ERIC Number: ED387592
Record Type: RIE
Publication Date: 1995
Preparing Youth for a High Skilled Global Workforce.
Wills, Joan L.
In large measure, the United States is a country coming from far behind regarding even serious conversations about a national education system. Three pieces of federal legislation passed in 1994 are intertwined in purpose and actions. These include: the School-to-Work Opportunities Act; the Goals 2000: Educate America Act; and within the Goals 2000 legislation Title V establishing the National Skills Standards Act. Each represents capacity building/infrastructure development opportunities and reflects an effort to build and strengthen the base of current institutions while strengthening the links between those institutions in new and different ways. A connecting "lynch pin" of the systemic change strategy embedded in all three pieces of legislation is the development of standards. Goals 2000: Educate America Act defines three types of academic standards: content, performance, and opportunity-to-learn. A major element of the National Skills Standards Act is the creation of the National Skill Standards Board (NSSB). To encourage systematic reforms, the School-to-Work Opportunities Act set out to reverse the current fragmented approach to transition to work. To seize the opportunity, two major categories of tasks need to be addressed: invention and redirection tasks. The invention tasks are the missing links in the U.S. system.
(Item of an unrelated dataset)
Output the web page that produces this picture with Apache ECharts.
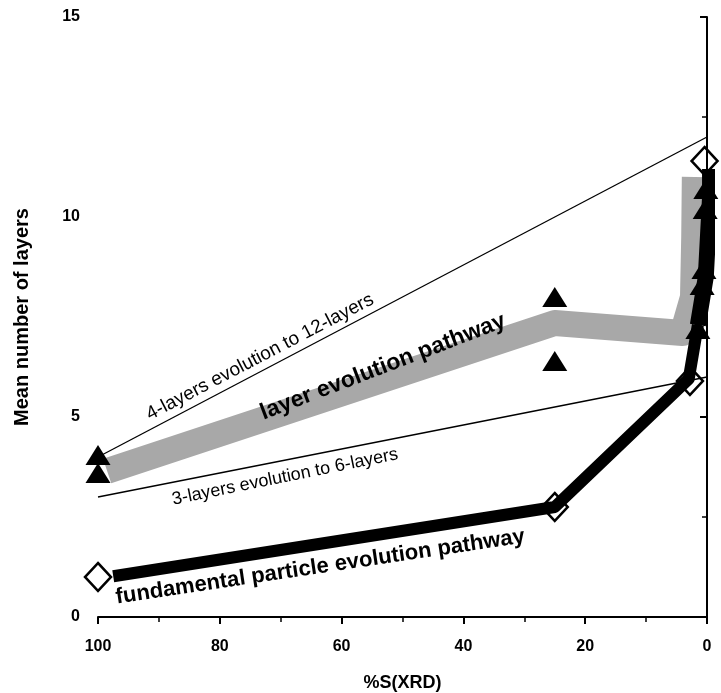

Employer involvement through an employer-led and -managed, neutral third-party intermediary organization is essential to building connections between school and work. (Appendixes include lists of where the employer community is needed, redirection and invention tasks, and types of skills.) (YLB)
Publication Type: Opinion Papers; Speeches/Meeting Papers
Education Level: N/A
Authoring Institution: Institute for Educational Leadership, Washington, DC.